Records from a data source

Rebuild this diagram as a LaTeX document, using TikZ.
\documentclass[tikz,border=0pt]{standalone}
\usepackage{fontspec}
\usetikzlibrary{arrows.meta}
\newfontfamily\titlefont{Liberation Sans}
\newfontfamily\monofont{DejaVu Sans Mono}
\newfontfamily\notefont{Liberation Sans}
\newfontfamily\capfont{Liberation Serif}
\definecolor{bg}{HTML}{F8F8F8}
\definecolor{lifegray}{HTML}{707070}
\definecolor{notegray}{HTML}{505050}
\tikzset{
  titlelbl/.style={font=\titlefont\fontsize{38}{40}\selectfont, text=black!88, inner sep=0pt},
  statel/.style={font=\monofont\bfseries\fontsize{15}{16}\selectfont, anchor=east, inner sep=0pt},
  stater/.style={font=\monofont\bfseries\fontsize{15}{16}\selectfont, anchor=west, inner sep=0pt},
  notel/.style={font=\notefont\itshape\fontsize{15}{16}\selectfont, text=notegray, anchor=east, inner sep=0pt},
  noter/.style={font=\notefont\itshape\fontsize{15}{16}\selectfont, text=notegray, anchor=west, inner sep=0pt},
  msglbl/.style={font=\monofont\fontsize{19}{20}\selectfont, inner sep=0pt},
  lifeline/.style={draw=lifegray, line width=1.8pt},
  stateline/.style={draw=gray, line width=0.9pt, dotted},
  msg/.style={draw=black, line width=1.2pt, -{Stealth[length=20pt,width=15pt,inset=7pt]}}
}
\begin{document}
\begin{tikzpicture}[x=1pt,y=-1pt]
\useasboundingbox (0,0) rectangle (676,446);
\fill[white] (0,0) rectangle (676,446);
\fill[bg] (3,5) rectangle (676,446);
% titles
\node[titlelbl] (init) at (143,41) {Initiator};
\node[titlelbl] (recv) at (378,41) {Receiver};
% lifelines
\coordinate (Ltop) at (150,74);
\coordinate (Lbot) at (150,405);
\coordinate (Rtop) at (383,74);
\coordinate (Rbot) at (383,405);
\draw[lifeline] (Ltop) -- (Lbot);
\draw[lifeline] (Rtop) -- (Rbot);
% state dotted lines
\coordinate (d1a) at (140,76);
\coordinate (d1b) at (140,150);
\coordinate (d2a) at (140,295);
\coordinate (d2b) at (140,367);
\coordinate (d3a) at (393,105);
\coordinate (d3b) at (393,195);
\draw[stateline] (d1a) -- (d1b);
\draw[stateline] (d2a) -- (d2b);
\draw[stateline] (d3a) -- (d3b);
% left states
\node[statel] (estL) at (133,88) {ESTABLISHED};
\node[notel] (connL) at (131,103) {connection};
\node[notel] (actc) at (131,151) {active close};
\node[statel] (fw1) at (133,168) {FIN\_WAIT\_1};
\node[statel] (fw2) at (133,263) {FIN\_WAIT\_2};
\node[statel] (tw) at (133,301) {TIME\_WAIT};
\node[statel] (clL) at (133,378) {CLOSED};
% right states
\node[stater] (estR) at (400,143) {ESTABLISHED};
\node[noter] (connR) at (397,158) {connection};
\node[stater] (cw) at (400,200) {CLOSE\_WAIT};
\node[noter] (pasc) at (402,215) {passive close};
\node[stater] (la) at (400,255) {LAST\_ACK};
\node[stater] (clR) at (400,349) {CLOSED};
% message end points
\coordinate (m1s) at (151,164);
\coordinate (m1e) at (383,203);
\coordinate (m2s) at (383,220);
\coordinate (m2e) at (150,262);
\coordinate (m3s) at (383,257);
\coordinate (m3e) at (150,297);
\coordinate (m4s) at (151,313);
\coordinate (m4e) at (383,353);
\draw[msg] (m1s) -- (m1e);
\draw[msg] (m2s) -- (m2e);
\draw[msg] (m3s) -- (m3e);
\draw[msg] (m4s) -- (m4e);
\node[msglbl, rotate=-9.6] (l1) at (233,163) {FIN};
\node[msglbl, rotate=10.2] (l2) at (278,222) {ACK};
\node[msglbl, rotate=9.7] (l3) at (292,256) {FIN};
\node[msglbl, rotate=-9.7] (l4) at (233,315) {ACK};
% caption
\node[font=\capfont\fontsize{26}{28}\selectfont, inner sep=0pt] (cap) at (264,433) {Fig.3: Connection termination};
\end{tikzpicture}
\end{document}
==
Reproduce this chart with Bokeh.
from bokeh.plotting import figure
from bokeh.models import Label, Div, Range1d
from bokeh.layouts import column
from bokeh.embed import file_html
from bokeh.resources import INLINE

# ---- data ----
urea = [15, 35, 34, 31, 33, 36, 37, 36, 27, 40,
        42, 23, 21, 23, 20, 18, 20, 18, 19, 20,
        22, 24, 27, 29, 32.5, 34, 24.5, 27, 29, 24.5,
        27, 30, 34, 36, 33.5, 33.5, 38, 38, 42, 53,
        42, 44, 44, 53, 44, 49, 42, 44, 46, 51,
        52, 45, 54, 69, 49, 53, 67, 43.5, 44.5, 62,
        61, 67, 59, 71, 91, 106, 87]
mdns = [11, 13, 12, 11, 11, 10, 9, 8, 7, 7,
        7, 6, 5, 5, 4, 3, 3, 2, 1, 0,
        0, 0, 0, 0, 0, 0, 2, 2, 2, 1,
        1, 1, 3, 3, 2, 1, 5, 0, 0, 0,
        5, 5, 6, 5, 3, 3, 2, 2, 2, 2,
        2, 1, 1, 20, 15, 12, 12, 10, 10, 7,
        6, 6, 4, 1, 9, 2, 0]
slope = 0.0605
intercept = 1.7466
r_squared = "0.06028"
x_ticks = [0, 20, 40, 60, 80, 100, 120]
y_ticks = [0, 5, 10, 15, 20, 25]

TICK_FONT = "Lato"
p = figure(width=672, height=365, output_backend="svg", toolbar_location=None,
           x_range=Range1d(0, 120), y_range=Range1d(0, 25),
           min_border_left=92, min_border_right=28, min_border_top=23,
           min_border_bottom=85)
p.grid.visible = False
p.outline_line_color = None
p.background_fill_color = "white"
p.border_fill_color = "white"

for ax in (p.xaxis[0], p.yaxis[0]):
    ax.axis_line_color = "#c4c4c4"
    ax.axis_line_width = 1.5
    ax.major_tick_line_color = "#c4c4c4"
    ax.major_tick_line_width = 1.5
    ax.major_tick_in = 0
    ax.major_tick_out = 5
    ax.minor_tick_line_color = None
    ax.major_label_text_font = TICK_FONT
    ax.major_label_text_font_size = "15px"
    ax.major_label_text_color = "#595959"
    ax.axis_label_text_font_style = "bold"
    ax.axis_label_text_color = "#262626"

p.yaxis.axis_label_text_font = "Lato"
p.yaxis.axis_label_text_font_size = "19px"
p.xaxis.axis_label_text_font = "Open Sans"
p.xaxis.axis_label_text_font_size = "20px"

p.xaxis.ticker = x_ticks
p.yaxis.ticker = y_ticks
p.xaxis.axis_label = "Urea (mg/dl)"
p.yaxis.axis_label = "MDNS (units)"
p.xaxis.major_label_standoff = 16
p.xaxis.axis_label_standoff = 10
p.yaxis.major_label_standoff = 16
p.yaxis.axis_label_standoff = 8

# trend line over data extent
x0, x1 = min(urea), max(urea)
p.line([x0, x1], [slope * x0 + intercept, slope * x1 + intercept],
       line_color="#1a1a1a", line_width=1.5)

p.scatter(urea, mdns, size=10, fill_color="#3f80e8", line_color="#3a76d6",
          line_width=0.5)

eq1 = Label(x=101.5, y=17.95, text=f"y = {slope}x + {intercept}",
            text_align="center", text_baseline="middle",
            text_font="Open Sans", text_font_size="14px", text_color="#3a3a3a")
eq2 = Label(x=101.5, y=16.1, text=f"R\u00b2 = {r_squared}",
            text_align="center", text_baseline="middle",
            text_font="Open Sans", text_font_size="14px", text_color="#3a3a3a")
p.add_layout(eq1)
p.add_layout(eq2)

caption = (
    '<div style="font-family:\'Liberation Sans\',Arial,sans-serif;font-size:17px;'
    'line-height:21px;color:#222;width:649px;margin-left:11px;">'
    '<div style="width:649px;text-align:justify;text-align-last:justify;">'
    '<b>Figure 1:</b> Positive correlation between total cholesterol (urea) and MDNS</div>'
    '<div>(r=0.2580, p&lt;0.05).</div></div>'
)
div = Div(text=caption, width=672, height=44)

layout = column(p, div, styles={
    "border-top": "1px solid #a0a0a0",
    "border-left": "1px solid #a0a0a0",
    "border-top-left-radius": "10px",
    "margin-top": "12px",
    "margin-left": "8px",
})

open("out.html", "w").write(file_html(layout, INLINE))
==
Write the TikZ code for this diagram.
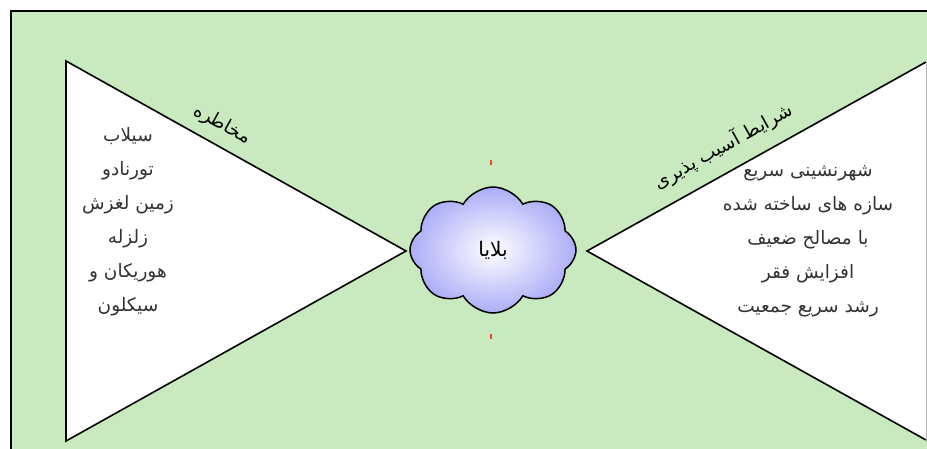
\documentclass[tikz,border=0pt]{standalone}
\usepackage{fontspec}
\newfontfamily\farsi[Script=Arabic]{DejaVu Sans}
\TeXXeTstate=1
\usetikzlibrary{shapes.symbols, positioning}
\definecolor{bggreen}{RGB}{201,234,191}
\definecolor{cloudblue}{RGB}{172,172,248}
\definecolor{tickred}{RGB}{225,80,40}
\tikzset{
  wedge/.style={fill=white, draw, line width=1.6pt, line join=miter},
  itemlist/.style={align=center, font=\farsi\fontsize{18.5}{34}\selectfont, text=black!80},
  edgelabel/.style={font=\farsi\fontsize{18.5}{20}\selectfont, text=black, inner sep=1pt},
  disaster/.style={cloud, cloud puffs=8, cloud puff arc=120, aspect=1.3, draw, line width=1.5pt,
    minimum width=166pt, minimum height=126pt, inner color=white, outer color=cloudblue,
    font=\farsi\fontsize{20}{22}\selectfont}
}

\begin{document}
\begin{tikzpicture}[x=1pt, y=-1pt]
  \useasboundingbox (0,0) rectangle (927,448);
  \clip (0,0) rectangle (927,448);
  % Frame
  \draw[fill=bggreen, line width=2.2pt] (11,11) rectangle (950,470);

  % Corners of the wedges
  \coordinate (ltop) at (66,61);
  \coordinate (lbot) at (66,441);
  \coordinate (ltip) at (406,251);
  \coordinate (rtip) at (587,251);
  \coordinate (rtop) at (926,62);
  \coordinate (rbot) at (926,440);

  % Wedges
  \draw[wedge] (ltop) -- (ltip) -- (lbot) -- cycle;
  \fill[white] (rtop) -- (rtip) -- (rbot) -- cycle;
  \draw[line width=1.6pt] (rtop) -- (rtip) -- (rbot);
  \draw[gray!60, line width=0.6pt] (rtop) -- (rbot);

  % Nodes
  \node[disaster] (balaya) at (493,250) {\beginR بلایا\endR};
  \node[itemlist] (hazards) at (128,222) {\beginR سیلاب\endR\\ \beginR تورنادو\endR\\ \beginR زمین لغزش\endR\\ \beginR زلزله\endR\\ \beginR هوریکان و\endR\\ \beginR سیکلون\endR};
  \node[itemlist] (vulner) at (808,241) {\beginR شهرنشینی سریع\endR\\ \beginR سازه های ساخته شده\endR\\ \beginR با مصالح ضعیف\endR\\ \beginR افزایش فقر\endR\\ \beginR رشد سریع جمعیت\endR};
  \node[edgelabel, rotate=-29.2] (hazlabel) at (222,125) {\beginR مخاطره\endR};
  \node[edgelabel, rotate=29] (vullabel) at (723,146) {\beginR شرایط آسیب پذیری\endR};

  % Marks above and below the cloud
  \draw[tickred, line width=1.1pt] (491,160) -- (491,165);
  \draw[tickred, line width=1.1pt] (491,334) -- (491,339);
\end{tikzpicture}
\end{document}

Aim
Reproduce exactly, and only, the lines from the one containing "Write the TikZ code for this diagram." through the one containing "(11,11) rectangle (950,470);", including both; leave out any pictures.

Full output
Write the TikZ code for this diagram.
\documentclass[tikz,border=0pt]{standalone}
\usepackage{fontspec}
\newfontfamily\farsi[Script=Arabic]{DejaVu Sans}
\TeXXeTstate=1
\usetikzlibrary{shapes.symbols, positioning}
\definecolor{bggreen}{RGB}{201,234,191}
\definecolor{cloudblue}{RGB}{172,172,248}
\definecolor{tickred}{RGB}{225,80,40}
\tikzset{
  wedge/.style={fill=white, draw, line width=1.6pt, line join=miter},
  itemlist/.style={align=center, font=\farsi\fontsize{18.5}{34}\selectfont, text=black!80},
  edgelabel/.style={font=\farsi\fontsize{18.5}{20}\selectfont, text=black, inner sep=1pt},
  disaster/.style={cloud, cloud puffs=8, cloud puff arc=120, aspect=1.3, draw, line width=1.5pt,
    minimum width=166pt, minimum height=126pt, inner color=white, outer color=cloudblue,
    font=\farsi\fontsize{20}{22}\selectfont}
}

\begin{document}
\begin{tikzpicture}[x=1pt, y=-1pt]
  \useasboundingbox (0,0) rectangle (927,448);
  \clip (0,0) rectangle (927,448);
  % Frame
  \draw[fill=bggreen, line width=2.2pt] (11,11) rectangle (950,470);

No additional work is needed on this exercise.